On gamma-vectors and Chow polynomials of restrictions of reflection arrangements
Sebastian Degen, Lisa Henetmayr, Magdaléna Mišinová, Paweł Pielasa, Florian Rieg
TL;DR
This work investigates two polynomial invariants attached to restrictions of reflection arrangements: the $h$-polynomial with its $\gamma$-vector and the Chow polynomial. It proves that all restrictions of reflection arrangements are $\gamma$-positive and provides an explicit combinatorial formula for the Chow polynomial in type $B$, while showing that the intermediate $D_{n,s}$ restrictions interpolate arithmetically between types $B$ and $D$. The authors deploy two complementary methods to establish Chow polynomial arithmeticity for $\mathcal{D}_{n,s}$: (i) an EL-labeling-based approach yielding a linear interpolation $H_{\mathcal{D}_{n,s}}(t)=\frac{s}{n}H_{\mathcal{B}_n}(t)+\frac{n-s}{n}H_{\mathcal{D}_n}(t)$, and (ii) a characteristic-polynomial/minor-based recursive approach that recovers the same interpolation. Additionally, the work extends γ-positivity to all restrictions, including computational verification for exceptional cases, and supplies explicit $\gamma$-vectors and Chow polynomials up to moderate ranks, connecting type $B$ and type $D$ phenomena within a unified combinatorial framework.
Abstract
Simplicial arrangements are a special class of hyperplane arrangements, having the property that every chamber is a simplicial cone. It is known that the simpliciality property is preserved under taking restrictions. In this article we focus on the class of reflection arrangements and investigate two different polynomial invariants associated to them and their restrictions, the $h$-polynomial with its $γ$-vector and the Chow polynomial.
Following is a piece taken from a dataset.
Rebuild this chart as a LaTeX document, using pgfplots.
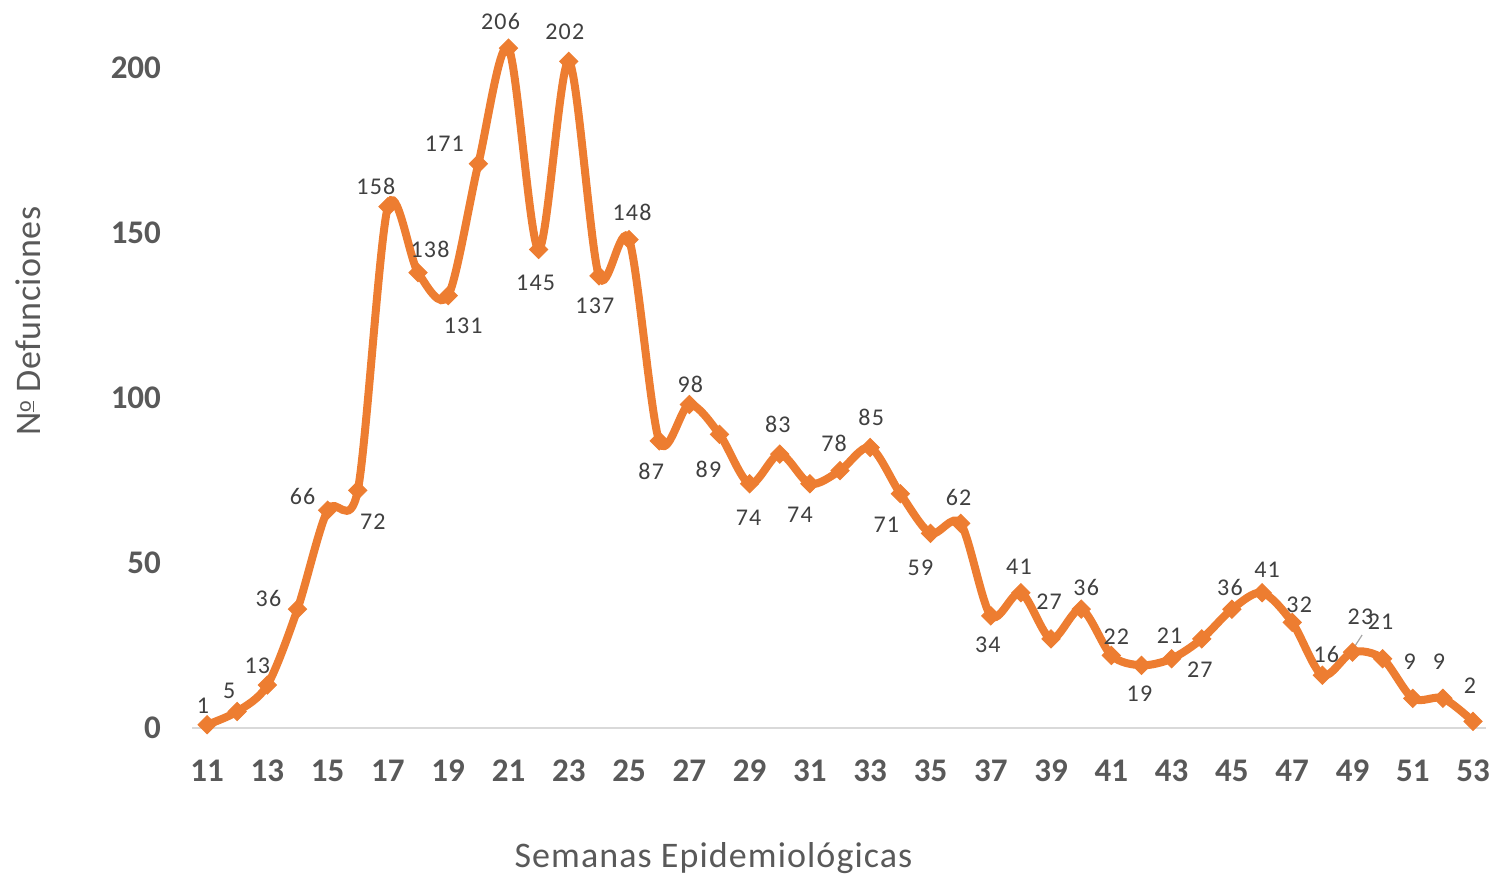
\documentclass[border=0pt]{standalone}
\usepackage{fontspec}
\setmainfont{Carlito}
\newfontfamily\lblfont[LetterSpace=5]{Carlito}
\newfontfamily\xtitlefont[LetterSpace=3]{Carlito}
\newfontfamily\ytitlefont[LetterSpace=1]{Carlito}
\usepackage{pgfplots}
\usepackage{pgfplotstable}
\pgfplotsset{compat=1.18}

\definecolor{orangeline}{HTML}{ED7D31}
\definecolor{tickgray}{HTML}{595959}
\definecolor{lblgray}{HTML}{404040}
\definecolor{axgray}{HTML}{D9D9D9}

% week, deaths, label offset (px) dx dy
\pgfplotstableread{
w y dx dy
11 1 -4 19
12 5 -8 21
13 13 -10 19
14 36 -29 11
15 66 -25 14
16 72 15 -31
17 158 -12 20
18 138 12 23
19 131 15 -30
20 171 -34 20
21 206 -8 27
22 145 -3 -33
23 202 -4 30
24 137 -4 -30
25 148 3 27
26 87 -8 -30
27 98 1 20
28 89 -11 -35
29 74 -1 -34
30 83 -2 30
31 74 -10 -31
32 78 -6 27
33 85 1 30
34 71 -14 -31
35 59 -10 -35
36 62 -2 26
37 34 -3 -29
38 41 -2 26
39 27 -2 37
40 36 5 22
41 22 5 19
42 19 -2 -28
43 21 -2 23
44 27 -2 -31
45 36 -2 22
46 41 5 23
47 32 7 18
48 16 4 21
49 23 8 35
50 21 -2 37
51 9 -3 37
52 9 -4 37
53 2 -3 36
}\datatable

\begin{document}
\begin{tikzpicture}
  \useasboundingbox (0,0) rectangle (745.5pt,438pt);
  \begin{axis}[
    at={(96pt,74pt)}, anchor=south west,
    scale only axis,
    width=647pt, height=346.5pt,
    xmin=10.5, xmax=53.43,
    ymin=0, ymax=210,
    clip=false,
    axis line style={draw=none},
    major tick style={draw=none},
    xtick={11,13,...,53},
    ytick={0,50,...,200},
    /pgf/number format/assume math mode=true,
    ticklabel style={font=\bfseries\fontsize{16.5}{19}\selectfont, text=tickgray},
    xticklabel style={yshift=-12.5pt},
    yticklabel style={xshift=-12pt},
    xlabel={\xtitlefont Semanas Epidemiológicas},
    ylabel={\ytitlefont N\raisebox{0.55ex}{\fontsize{11}{12}\selectfont\underline{o}} Defunciones},
    label style={font=\fontsize{18}{22}\selectfont, text=tickgray},
    xlabel style={at={(axis description cs:0.403,0)}, anchor=center, yshift=-65pt},
    ylabel style={at={(axis description cs:-0.1267,0.587)}, anchor=center, rotate=0},
  ]
    \draw[axgray, line width=1pt] (axis cs:10.5,0) -- (axis cs:53.43,0);
    \draw[gray!70, line width=0.6pt] (axis cs:48.96,23.1) -- (axis cs:49.32,28.2);
    \addplot[
      orangeline, line width=4pt, smooth,
      mark=square*, mark size=3.2pt,
      mark options={rotate=45, solid, line width=0.5pt, fill=orangeline},
      nodes near coords,
      visualization depends on={\thisrow{dx} \as \dx},
      visualization depends on={\thisrow{dy} \as \dy},
      every node near coord/.append style={
        anchor=center, xshift=\dx*0.5pt, yshift=\dy*0.5pt,
        text=lblgray, font=\lblfont\fontsize{12}{14}\selectfont},
    ] table[x=w, y=y, meta=y] {\datatable};
  \end{axis}
\end{tikzpicture}
\end{document}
We prove that all restrictions of reflection arrangements are $γ$-positive and give an explicit combinatorial formula of the Chow polynomial in type $B$. Furthermore we prove that for a special class of restrictions of arrangements of type $D$, called intermediate arrangements, both the $h$-polynomial as well as the Chow polynomial behave arithmetically, that is they interpolate linearly between the respective invariants for type $B$ and $D$.